A1. CP systems (e.g., ZooKeeper) maintain consistency during network partitions by rejecting some requests, sacrificing availability. AP systems (e.g., Cassandra) respond to all requests even during partitions, but data across nodes may be temporarily inconsistent, eventually converging (eventual consistency).
Q2. Why does HDFS replicate data blocks to 3 copies?
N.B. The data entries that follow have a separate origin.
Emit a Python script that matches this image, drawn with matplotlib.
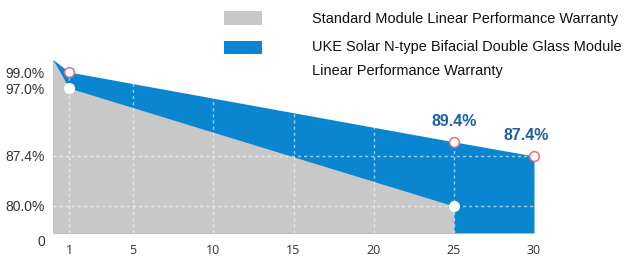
import numpy as np
import matplotlib
matplotlib.use("Agg")
import matplotlib.pyplot as plt
from matplotlib.patches import Rectangle

# ---- data ----
years_uke = [0, 1, 25, 30]
uke_values = [100.0, 99.0, 89.4, 87.4]
years_std = [0, 1, 25]
std_values = [100.0, 97.0, 80.0]
ytick_values = [80.0, 87.4, 97.0, 99.0]
ytick_labels = ["80.0%", "87.4%", "97.0%", "99.0%"]
xtick_values = [1, 5, 10, 15, 20, 25, 30]
grid_x = [1, 5, 10, 15, 20, 25]
grid_y = [80.0, 87.4]
legend_labels = ["Standard Module Linear Performance Warranty",
                 "UKE Solar N-type Bifacial Double Glass Module",
                 "Linear Performance Warranty"]
uke_marker_years = [1, 25, 30]
uke_marker_vals = [99.0, 89.4, 87.4]
std_marker_years = [1, 25]
std_marker_vals = [97.0, 80.0]
annot_years = [25, 30]
annot_vals = [89.4, 87.4]
annot_dx = [0, -8]

BLUE = "#0a86d1"
GREY = "#c8c8c8"
TXT_BLUE = "#1d5fa6"
RED = "#e2707c"

# non-uniform vertical scale as in the reference illustration
_sv = np.array([76.0, 80.0, 87.4, 97.0, 99.0, 100.0])
_sp = np.array([-233.0, -206.0, -156.0, -88.0, -72.0, -59.5])
def fwd(v):
    return np.interp(v, _sv, _sp)
def inv(p):
    return np.interp(p, _sp, _sv)

fig = plt.figure(figsize=(6.24, 2.56), dpi=100)
ax = fig.add_axes([53/624, 23/256, (534-53)/624, (233-59.5)/256])
ax.set_yscale("function", functions=(fwd, inv))
ax.set_xlim(0, 30)
ax.set_ylim(76, 100)

ax.fill_between(years_uke, uke_values, 76, color=BLUE, lw=0, zorder=1)
ax.fill_between(years_std, std_values, 76, color=GREY, lw=0, zorder=2)

for gx in grid_x:
    ax.axvline(gx, color="white", lw=1, ls=(0, (2.2, 2.2)), alpha=0.6, zorder=3)
for gy in grid_y:
    ax.axhline(gy, color="white", lw=1, ls=(0, (2.2, 2.2)), alpha=0.6, zorder=3)

ax.plot(uke_marker_years, uke_marker_vals, ls="none", marker="o", ms=7,
        mfc="white", mec=RED, mew=1.1, zorder=5, clip_on=False)
ax.plot(std_marker_years, std_marker_vals, ls="none", marker="o", ms=7,
        mfc="white", mec="white", mew=1.0, zorder=5, clip_on=False)

for yx, yv, dx in zip(annot_years, annot_vals, annot_dx):
    ax.annotate(f"{yv:.1f}%", xy=(yx, yv), xytext=(dx, 13), textcoords="offset pixels",
                ha="center", va="bottom", color=TXT_BLUE, fontsize=11.5,
                fontweight="bold", family="Liberation Sans")

for s in ax.spines.values():
    s.set_visible(False)
ax.set_yticks(ytick_values)
ax.set_yticklabels(ytick_labels, family="Liberation Sans", fontsize=10, color="#333333")
ax.set_xticks(xtick_values)
ax.set_xticklabels([str(v) for v in xtick_values], family="Open Sans", fontsize=9, color="#333333")
ax.tick_params(axis="both", length=0)
ax.tick_params(axis="y", pad=6)
ax.tick_params(axis="x", pad=8)
ax.yaxis.set_minor_locator(matplotlib.ticker.NullLocator())
ax.annotate("0", xy=(0, 0), xycoords="axes fraction", xytext=(-8, -9),
            textcoords="offset pixels", ha="right", va="center",
            family="Liberation Sans", fontsize=10, color="#333333")

# legend (manual layout as in the reference)
fig.patches.append(Rectangle((224/624, 1 - 25/256), 38/624, 14/256,
                             transform=fig.transFigure, color=GREY, lw=0))
fig.patches.append(Rectangle((224/624, 1 - 54/256), 38/624, 13/256,
                             transform=fig.transFigure, color=BLUE, lw=0))
for ty, lab in zip([19, 47.5, 71], legend_labels):
    fig.text(312/624, 1 - ty/256, lab, ha="left", va="center",
             family="Liberation Sans", fontsize=10.45, color="#111111")

fig.savefig("out.png", dpi=100)
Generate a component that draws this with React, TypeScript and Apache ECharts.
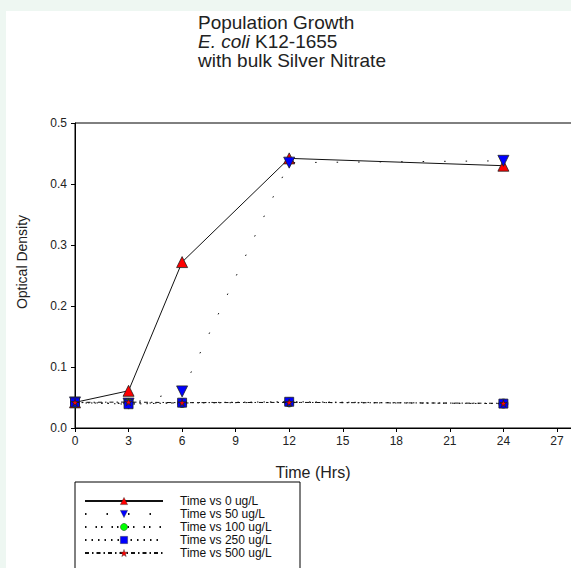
import React, { useEffect, useRef } from "react";
import * as echarts from "echarts";

const hours = [0, 3, 6, 12, 24];
const od0 = [0.042, 0.061, 0.272, 0.442, 0.43];
const od50 = [0.042, 0.04, 0.06, 0.435, 0.438];
const od100 = [0.041, 0.041, 0.041, 0.042, 0.04];
const od250 = [0.042, 0.039, 0.0415, 0.043, 0.04];
const od500 = [0.042, 0.0425, 0.0415, 0.042, 0.0405];
const seriesNames = [
  "Time vs 0 ug/L",
  "Time vs 50 ug/L",
  "Time vs 100 ug/L",
  "Time vs 250 ug/L",
  "Time vs 500 ug/L",
];
const xTicks = [0, 3, 6, 9, 12, 15, 18, 21, 24, 27];
const yTicks = [0, 0.1, 0.2, 0.3, 0.4, 0.5];

const FONT = "'Liberation Sans', Arial, sans-serif";

function pairs(vals: number[]) {
  return hours.map((h, i) => [h, vals[i]]);
}

export default function App() {
  const ref = useRef<HTMLDivElement>(null);
  useEffect(() => {
    if (!ref.current) return;
    const chart = echarts.init(ref.current, undefined, { renderer: "svg" });
    const border = { borderColor: "#222", borderWidth: 0.8 };
    const mk = (
      name: string,
      vals: number[],
      symbol: string,
      size: number,
      color: string,
      line: any,
      z: number,
      rotate = 0
    ) => ({
      type: "line",
      name,
      data: pairs(vals),
      symbol,
      symbolSize: size,
      symbolRotate: rotate,
      showSymbol: true,
      z,
      itemStyle: { color, ...border },
      lineStyle: { color: "#111", width: 1, ...line },
    });
    chart.setOption({
      animation: false,
      backgroundColor: "transparent",
      grid: {
        left: 75,
        top: 123,
        width: 535.5,
        height: 305,
        outerBoundsMode: "none",
        containLabel: false,
        show: true,
        borderColor: "#000",
        borderWidth: 1,
        backgroundColor: "transparent",
      },
      xAxis: {
        type: "value",
        min: 0,
        max: 30,
        interval: 3,
        splitLine: { show: false },
        axisLine: { show: true, lineStyle: { color: "#000", width: 1 } },
        axisTick: { show: true, inside: false, length: 4, lineStyle: { color: "#000" } },
        axisLabel: {
          color: "#222",
          fontSize: 12,
          fontFamily: FONT,
          margin: 7,
          formatter: (v: number) => (xTicks.includes(v) ? String(v) : ""),
        },
      },
      yAxis: {
        type: "value",
        min: 0,
        max: 0.5,
        interval: 0.1,
        splitLine: { show: false },
        axisLine: { show: true, lineStyle: { color: "#000", width: 1 } },
        axisTick: { show: true, inside: false, length: 4, lineStyle: { color: "#000" } },
        axisLabel: {
          color: "#222",
          fontSize: 12,
          fontFamily: FONT,
          margin: 8,
          formatter: (v: number) =>
            yTicks.some((t) => Math.abs(t - v) < 1e-9) ? v.toFixed(1) : "",
        },
      },
      legend: {
        orient: "vertical",
        left: 84,
        top: 495,
        height: 80,
        padding: 0,
        itemWidth: 78,
        itemHeight: 9,
        itemGap: 1,
        data: seriesNames,
        itemStyle: { borderWidth: 0.4 },
        textStyle: {
          color: "#111",
          fontSize: 12,
          lineHeight: 11,
          fontFamily: FONT,
          padding: [0, 0, 0, 12],
        },
      },
      graphic: [
        {
          type: "text",
          left: 198,
          top: 13,
          style: {
            text: "Population Growth\n{i|E. coli} K12-1655\nwith bulk Silver Nitrate",
            fontSize: 19,
            fontFamily: FONT,
            fill: "#222",
            lineHeight: 19,
            rich: {
              i: { fontStyle: "italic", fontSize: 19, fontFamily: FONT, fill: "#222" },
            },
          },
        },
        {
          type: "text",
          x: 313,
          y: 472,
          style: {
            text: "Time (Hrs)",
            fontSize: 16,
            fontFamily: FONT,
            fill: "#222",
            align: "center",
            verticalAlign: "middle",
          },
        },
        {
          type: "text",
          x: 22,
          y: 262,
          rotation: Math.PI / 2,
          style: {
            text: "Optical Density",
            fontSize: 14,
            fontFamily: FONT,
            fill: "#222",
            align: "center",
            verticalAlign: "middle",
          },
        },
        {
          type: "rect",
          shape: { x: 75, y: 482, width: 225, height: 100 },
          style: { fill: "none", stroke: "#000", lineWidth: 1 },
        },
      ],
      series: [
        mk(seriesNames[0], od0, "triangle", 11, "#ff0000", { type: "solid" }, 2),
        mk(seriesNames[1], od50, "triangle", 11, "#0000ff", { type: [1.5, 20] }, 3, 180),
        mk(seriesNames[2], od100, "circle", 9, "#00ff00", { type: [1.5, 9, 1.5, 4] }, 4),
        mk(seriesNames[3], od250, "rect", 9, "#0000ff", { type: [1.5, 5] }, 5),
        mk(seriesNames[4], od500, "path://M50,0 L61,35 L98,35 L68,57 L79,91 L50,70 L21,91 L32,57 L2,35 L39,35 Z", 7, "#ff0000", { type: [4, 3, 1.5, 3] }, 6),
      ],
    });
    return () => chart.dispose();
  }, []);
  return (
    <div
      style={{
        position: "fixed",
        left: 0,
        top: 0,
        width: 571,
        height: 568,
        background: "#eef7f2",
        overflow: "hidden",
      }}
    >
      <div
        style={{
          position: "absolute",
          left: 6,
          top: 11,
          width: 565,
          height: 557,
          background: "#ffffff",
        }}
      />
      <div ref={ref} style={{ position: "absolute", left: 0, top: 0, width: 571, height: 568 }} />
    </div>
  );
}
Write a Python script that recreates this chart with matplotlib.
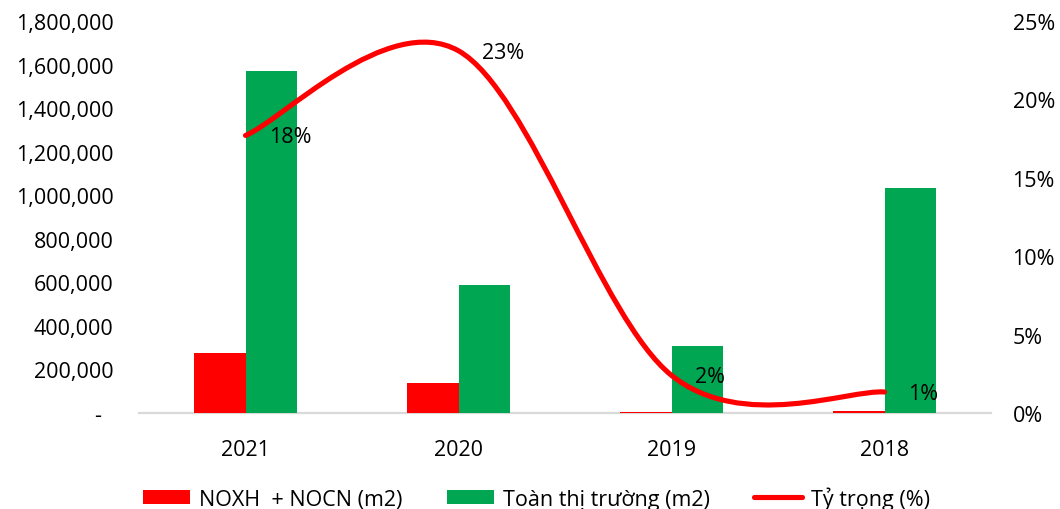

A2. Triple replication provides a balance between fault tolerance and performance. Even if one DataNode fails, data can be read from the remaining 2 replicas, and read requests can be distributed across replicas to increase throughput. HDFS also places replicas on different racks to guard against rack-level failures.
Q3. What is the role of the Shuffle phase in MapReduce?
A3. The Shuffle phase sorts and groups Map output by key, delivering all values with the same key to a single Reducer. This involves data transfer over the network, making it the most expensive phase in MapReduce and a key target for performance optimization.